This season, we’re turning to California’s wine country for culinary inspiration. When it comes to entertaining the wine country way, ingredients are the main event; gardens and farmers’ markets guide the menus, rounded out by cheeses, charcuterie and other artisanal foods from small producers. Everything else — the atmosphere, table setting and presentation — is designed to create a communal gathering for people to linger over the food and enjoy one another’s company.
Elevate your cheese plate. Buy a range of cheeses: hard and soft, and from cows, goats and sheep. Serve big wedges or whole cheeses and large bunches of grapes — not only is it more interactive for guests to serve themselves, but it also keeps the cheeses from drying out. Add charcuterie and olives, plus extras such as herbs, crackers, dried fruits, cornichons and honey. Make sure all cheeses are at room temperature for the best flavor. Alison’s tip: keep leftover cheeses and combine them into a four-cheese macaroni and cheese, or crumble onto a flatbread with figs.
Create rustic shapes and textures. Tear flatbreads before stacking them on an antipasti board, and cut cheese wedges so that their edges are rough. The added texture and varied heights makes the presentation more inviting and less fussy. Torn figs (not sliced) and cracked walnuts still in their shells achieve the same effect.
Ask for advice. Buying foods straight from artisans and producers gives you an opportunity to ask them for suggestions. Find out what wines, fruits and other accompaniments cheesemakers would pair with each of their cheeses. The same goes for meat purveyors, specialty spreads, oils and vinegars.
Prepare for extra guests. Wine country entertaining is casual and communal, and it’s fun to have guests bring their friends along, too. Forget a formal, set dinner table and serve everything family-style. Dishes like pasta are ideal for big groups, because they’re easy to prepare and can accommodate any unexpected guests. Make a big batch of the sauce and cook the pasta as needed.

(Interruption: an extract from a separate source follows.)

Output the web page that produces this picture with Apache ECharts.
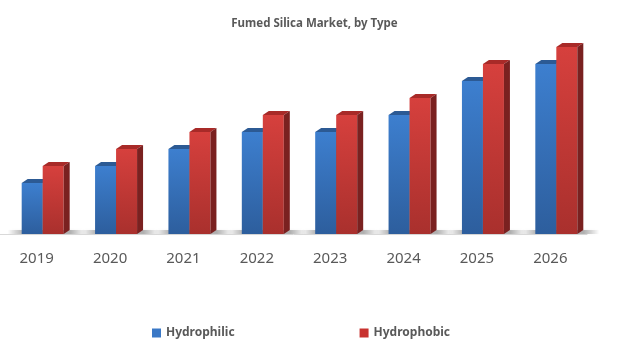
<!DOCTYPE html>
<html>
<head>
<meta charset="utf-8">
<script src="https://cdn.jsdelivr.net/npm/echarts@6/dist/echarts.min.js"></script>
<style>
  html, body { margin: 0; padding: 0; background: #fff; }
  #chart { width: 629px; height: 351px; }
</style>
</head>
<body>
<div id="chart"></div>
<script>
const years = ["2019", "2020", "2021", "2022", "2023", "2024", "2025", "2026"];
const hydrophilic = [3, 4, 5, 6, 6, 7, 9, 10];
const hydrophobic = [4, 5, 6, 7, 7, 8, 10, 11];

const BAR_W = 21;
const DEPTH_X = 6;
const DEPTH_Y = 4;

// one 3D-looking bar: front, top and side face
function barRenderer(offset, pal, withShadow) {
  return function (params, api) {
    const idx = api.value(0);
    const p0 = api.coord([idx, 0]);
    const p1 = api.coord([idx, api.value(1)]);
    const x0 = p0[0] + offset;
    const x1 = x0 + BAR_W;
    const base = p0[1];
    const top = p1[1];
    const children = [];
    if (withShadow) {
      // soft floor shadow under the pair of bars
      children.push({
        type: "rect",
        z2: 0,
        shape: { x: x0 - 14, y: base - 4, width: BAR_W * 2 + DEPTH_X + 30, height: 4 },
        style: {
          fill: new echarts.graphic.LinearGradient(0, 0, 1, 0, [
            { offset: 0, color: "rgba(0,0,0,0)" },
            { offset: 0.2, color: "rgba(0,0,0,0.28)" },
            { offset: 0.8, color: "rgba(0,0,0,0.28)" },
            { offset: 1, color: "rgba(0,0,0,0)" }
          ]),
          shadowBlur: 3,
          shadowColor: "rgba(0,0,0,0.2)"
        }
      });
    }
    children.push({
      type: "rect",
      z2: 2,
      shape: { x: x0, y: top, width: BAR_W, height: base - top },
      style: {
        fill: new echarts.graphic.LinearGradient(0, 0, 0, 1, [
          { offset: 0, color: pal.front[0] },
          { offset: 1, color: pal.front[1] }
        ])
      }
    });
    children.push({
      type: "polygon",
      z2: 2,
      shape: { points: [[x0, top], [x0 + DEPTH_X, top - DEPTH_Y], [x1 + DEPTH_X, top - DEPTH_Y], [x1, top]] },
      style: { fill: pal.top }
    });
    children.push({
      type: "polygon",
      z2: 2,
      shape: { points: [[x1, top], [x1 + DEPTH_X, top - DEPTH_Y], [x1 + DEPTH_X, base - DEPTH_Y], [x1, base]] },
      style: { fill: pal.side }
    });
    return { type: "group", children: children };
  };
}

const chart = echarts.init(document.getElementById("chart"));

chart.setOption({
  animation: false,
  title: {
    text: "Fumed Silica Market, by Type",
    left: "center",
    top: 13,
    textStyle: { fontFamily: "Noto Sans", fontSize: 11.5, fontWeight: "bold", color: "#595959" }
  },
  legend: {
    left: 147,
    top: 322,
    itemGap: 125,
    itemWidth: 9,
    itemHeight: 9,
    icon: "rect",
    textStyle: { fontFamily: "Noto Sans", fontSize: 12, fontWeight: "bold", color: "#595959" },
    data: ["Hydrophilic", "Hydrophobic"]
  },
  grid: { left: 0, right: 42, top: 30, bottom: 117 },
  xAxis: {
    type: "category",
    data: years,
    offset: 4,
    axisLine: { lineStyle: { color: "#d9d9d9" } },
    axisTick: { show: false },
    axisLabel: { margin: 13, fontFamily: "Noto Sans", fontSize: 15, color: "#595959" }
  },
  yAxis: {
    type: "value",
    min: 0,
    max: 12,
    show: false
  },
  series: [
    {
      name: "Hydrophilic",
      type: "custom",
      itemStyle: { color: "#3a78c6" },
      encode: { x: 0, y: 1 },
      data: hydrophilic.map((v, i) => [i, v]),
      renderItem: barRenderer(-15, {
        front: ["#3d7fcf", "#2d5e9d"],
        top: "#2c5a94",
        side: "#23497c"
      }, true)
    },
    {
      name: "Hydrophobic",
      type: "custom",
      itemStyle: { color: "#c8322f" },
      encode: { x: 0, y: 1 },
      data: hydrophobic.map((v, i) => [i, v]),
      renderItem: barRenderer(6, {
        front: ["#d6403d", "#a9302d"],
        top: "#a82a28",
        side: "#7a2120"
      }, false)
    }
  ]
});
</script>
</body>
</html>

Start a conversation. Look for opportunities to make the experience interactive and loosen up the vibe of the party. Alison suggests passing around a block of cheese to grate or bread to break off at the table.
Mind the wine. In the summer, serve lighter and creamier cheeses, which pair well with white and rose wines (don’t forget an ice bucket). With red wines, serve hard and blue cheeses. Need pairing suggestions for the rest of your meal? Find them in our Guide to Wine.
Let the food inspire the decor. Grape and fig leaves make beautiful, natural additions to platters of fruit, cheese, cured meats and other foods. The edible foliage pops against brown wood. Try tucking fresh rosemary sprigs and bay leaves under the food, too. When in doubt, fresh herbs, good olive oil and shaved Parmesan cheese are foolproof garnishes.
Think outside the centerpiece. You don’t need a grand bouquet for a casual gathering. Instead, set out big bowls of grapes or a cheese platter and let the food become part of the table setting. Use your surrounding herbs, vines and leaves in place of flowers. Alison likes lavender for its fragrance and ambiance.